Ahora hasta los fumadores se burlan de los fumadores, entre expresiones de arrepentimiento y propósitos de enmienda. Ya se ha extinguido aquella especie de irritación improductiva de los primeros días a la puerta del bar, cuando los viciosos, entre calada y calada, arremetían contra el Gobierno, aunque jamás contra la oposición, que también había votado la ley prohibicionista, pero que fingía estar contra la ley. Pertenece al espíritu del lugar esta mezcla de chivatismo, antigubernamentalismo verbal e hipocresía, y en asuntos tan insignificantes como el del humo callejero se revela el carácter de los individuos y de las sociedades. Tirar la colilla como signo de rabia contra la ley se ha sumado lamentablemente al abandono habitual a la hora de cuidar la calle, las escaleras, los espacios comunes, ese desprecio primitivo e irracional por las cosas que uno mismo usa.

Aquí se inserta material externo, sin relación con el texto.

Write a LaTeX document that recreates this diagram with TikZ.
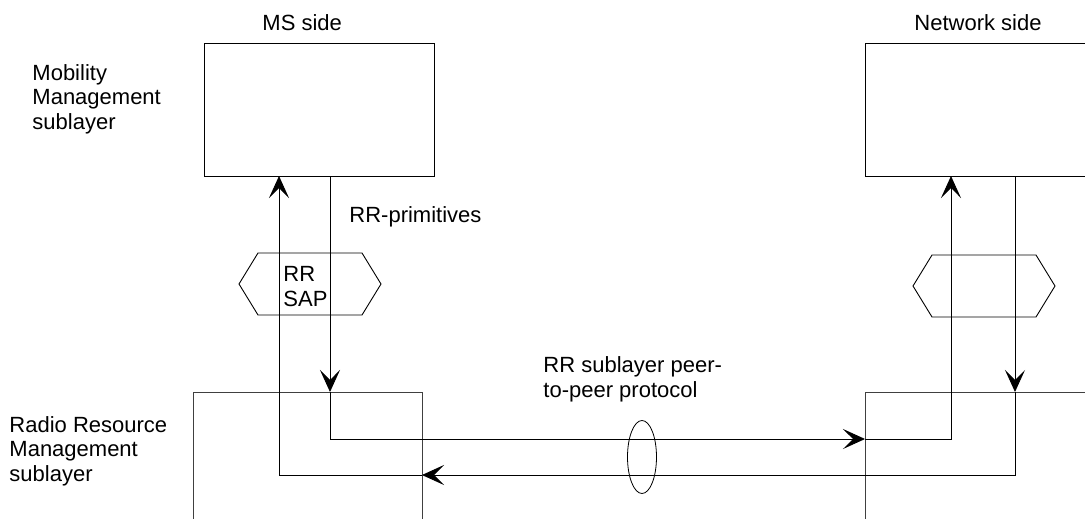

El tabaco se convierte paulatinamente en un asunto policial. Esto no es del todo malo, porque lo policial suele generar negocio, y no sólo para las empresas de vigilancia e intervención directa. En el humilde asunto del humo los Ayuntamientos ya compran campañas publicitarias para conseguir algo tan elemental, tan básico y poco discutible como que la gente no ensucie la calle.